Un film peut parfois en cacher un autre. Dans sa version brève, couronnée de nombreux prix dont le César 2023 du meilleur court métrage de fiction, le personnage principal était un jeune provincial incarné par Bastien Bouillon. Dans Partir un jour cru 2025 dont le titre renvoie à un tube des 2Be3 revu et corrigé par Juliette Armanet, le point de vue est celui du personnage féminin, une Parisienne d’adoption sur le point d’ouvrir un restaurant avec son compagnon qui revient dans sa campagne et retrouve sa famille telle qu’elle l’avait quittée, régnant sur le relais routier tenu par un père despotique et une mère faussement soumise. L’occasion de renouer avec un ancien flirt qui zone avec ses copains de toujours mais ne s’est jamais remis de leur rupture. Un bain de jouvence doux amer sous-tendu par une question abyssale : peut-on être et avoir été ? Amélie Bonnin refuse de trancher. Elle préfère montrer que tout choix implique par principe des renoncements.

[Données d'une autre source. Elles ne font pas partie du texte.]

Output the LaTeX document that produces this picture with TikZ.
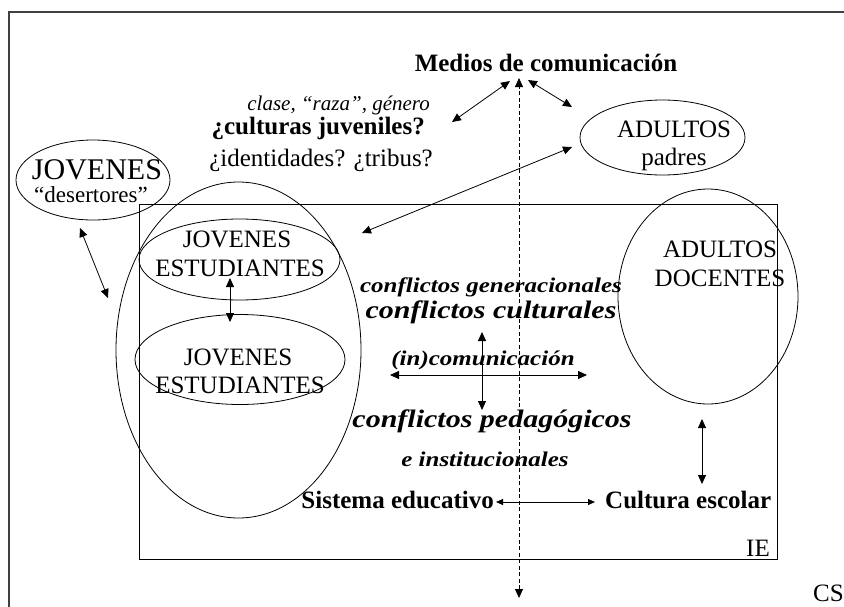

Quant au regard de la fille prodigue, l’agacement s’y mêle aux regrets, face au vieillissement de ceux qu’on aime et à leur refus viscéral du changement. Comme si le passé et le présent pesaient soudain autant au mitan d’une vie bien remplie. La particularité du film d’Amélie Bonnin est de s’achever par des points de suspension, là où le cinéma exige généralement un dénouement en forme de choix. Il est parfois jubilatoire pour le spectateur de retrouver la maîtrise de son libre-arbitre et d’esquiver le diktat de la fiction. Le film d’ouverture du Festival de Cannes est donc un joli cadeau dont le message apparaît universel.  

Jean-Philippe Guerand

Film français d’Amélie Bonnin (2025), avec Juliette Armanet, Bastien Bouillon, François Rollin, Tewfik Jallab, Dominique Blanc. 1h38.